Your task:
Stop at the line containing "phd = [0.3, 0.3, 0.3, 0.3]": write out every line from the beginning of the entries up to and including it, minus the pictures.

- - -

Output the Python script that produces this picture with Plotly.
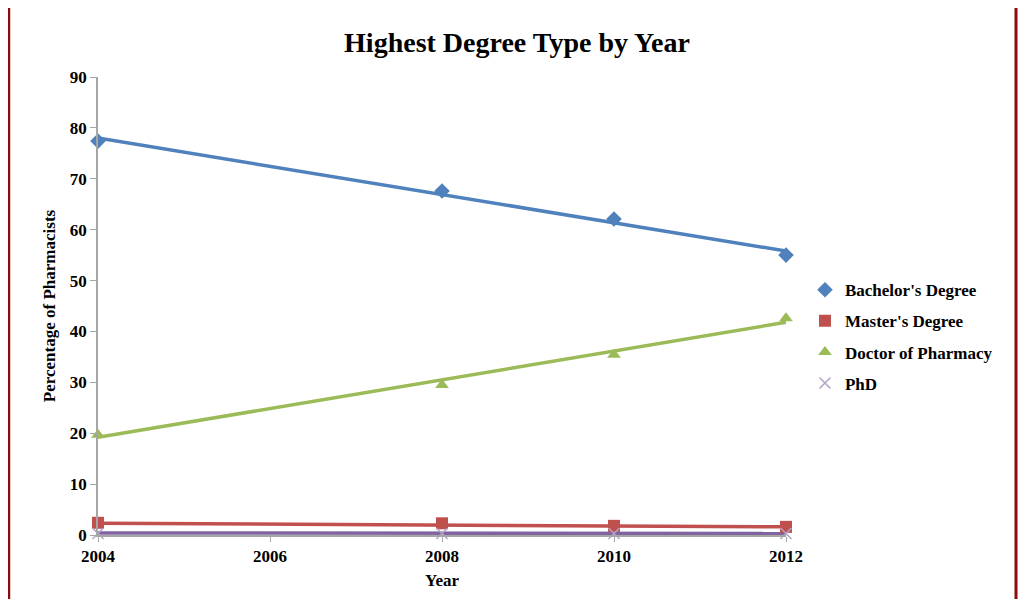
import plotly.graph_objects as go

years = [2004, 2008, 2010, 2012]
bachelor = [77.4, 67.6, 62.1, 55.0]
master = [2.4, 2.3, 1.8, 1.6]
doctor = [19.7, 29.5, 35.4, 42.6]
phd = [0.3, 0.3, 0.3, 0.3]

trend_years = [2004, 2012]
bachelor_trend = [78.0, 55.8]
master_trend = [2.3, 1.6]
doctor_trend = [19.2, 41.8]
phd_trend = [0.4, 0.3]

names = ["Bachelor's Degree", "Master's Degree", "Doctor of Pharmacy", "PhD"]
colors = ["#4F81BD", "#C0504D", "#9BBB59", "#8064A2"]
symbols = ["diamond", "square", "triangle-up", "x-thin"]
values = [bachelor, master, doctor, phd]
trends = [bachelor_trend, master_trend, doctor_trend, phd_trend]

FONT = "Liberation Serif, Times New Roman, serif"

fig = go.Figure()
for name, col, sym, vals, tr in zip(names, colors, symbols, values, trends):
    fig.add_trace(go.Scatter(
        x=trend_years, y=tr, mode="lines",
        line=dict(color=col, width=3.5),
        showlegend=False, hoverinfo="skip", cliponaxis=False))
for i, (name, col, sym, vals) in enumerate(zip(names, colors, symbols, values)):
    if sym == "x-thin":
        marker = dict(symbol=sym, size=11, color=col, line=dict(color="#B3A2C7", width=1.5))
    else:
        marker = dict(symbol=sym, size=12, color=col)
    fig.add_trace(go.Scatter(
        x=years, y=vals, mode="markers", name=name,
        marker=marker, legendgroup=f"g{i}", cliponaxis=False))

# dark red frame on the sides
for xp, w in [(-0.1294, 2.5), (1.3343, 3)]:
    fig.add_shape(type="line", xref="paper", yref="paper",
                  x0=xp, x1=xp, y0=-0.2, y1=1.2,
                  line=dict(color="#8B0A0A", width=w))

fig.update_layout(
    width=1010, height=591,
    margin=dict(l=90, r=232, t=69, b=64),
    paper_bgcolor="white", plot_bgcolor="white",
    title=dict(text="Highest Degree Type by Year", x=509 / 1010, xanchor="center",
               y=1 - 34 / 591, yanchor="middle",
               font=dict(family=FONT, size=28, color="black", weight="bold")),
    font=dict(family=FONT, color="black"),
    legend=dict(x=1.0276, xanchor="left", y=0.433, yanchor="middle",
                font=dict(family=FONT, size=17, color="black", weight="bold"),
                tracegroupgap=6, itemwidth=30, bgcolor="rgba(0,0,0,0)"),
    showlegend=True,
)
fig.update_xaxes(range=[2004, 2012], dtick=2, tick0=2004,
                 showgrid=False, zeroline=False,
                 showline=True, linecolor="#A6A6A6", linewidth=1.5,
                 ticks="outside", tickcolor="#A6A6A6", ticklen=5,
                 tickfont=dict(family=FONT, size=17, color="black", weight="bold"),
                 title=dict(text="Year", standoff=9,
                            font=dict(family=FONT, size=17, color="black", weight="bold")))
fig.update_yaxes(range=[0, 90], dtick=10,
                 showgrid=False, zeroline=False,
                 showline=True, linecolor="#A6A6A6", linewidth=1.5,
                 ticks="outside", tickcolor="#A6A6A6", ticklen=6,
                 tickfont=dict(family=FONT, size=17, color="black", weight="bold"),
                 title=dict(text="Percentage of Pharmacists", standoff=10,
                            font=dict(family=FONT, size=17, color="black", weight="bold")))

fig.write_html("out.html")
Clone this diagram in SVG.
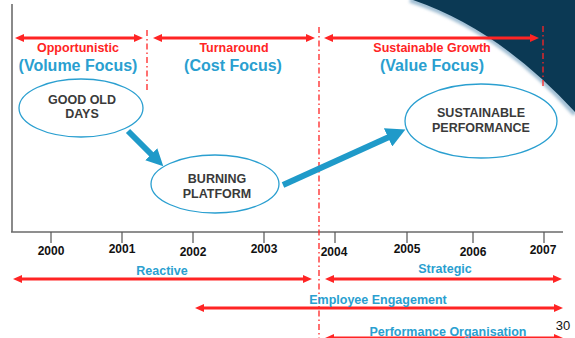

- - -

Solution below:
Output the Python script that produces this picture with Plotly.
import plotly.graph_objects as go

years = [2004, 2008, 2010, 2012]
bachelor = [77.4, 67.6, 62.1, 55.0]
master = [2.4, 2.3, 1.8, 1.6]
doctor = [19.7, 29.5, 35.4, 42.6]
phd = [0.3, 0.3, 0.3, 0.3]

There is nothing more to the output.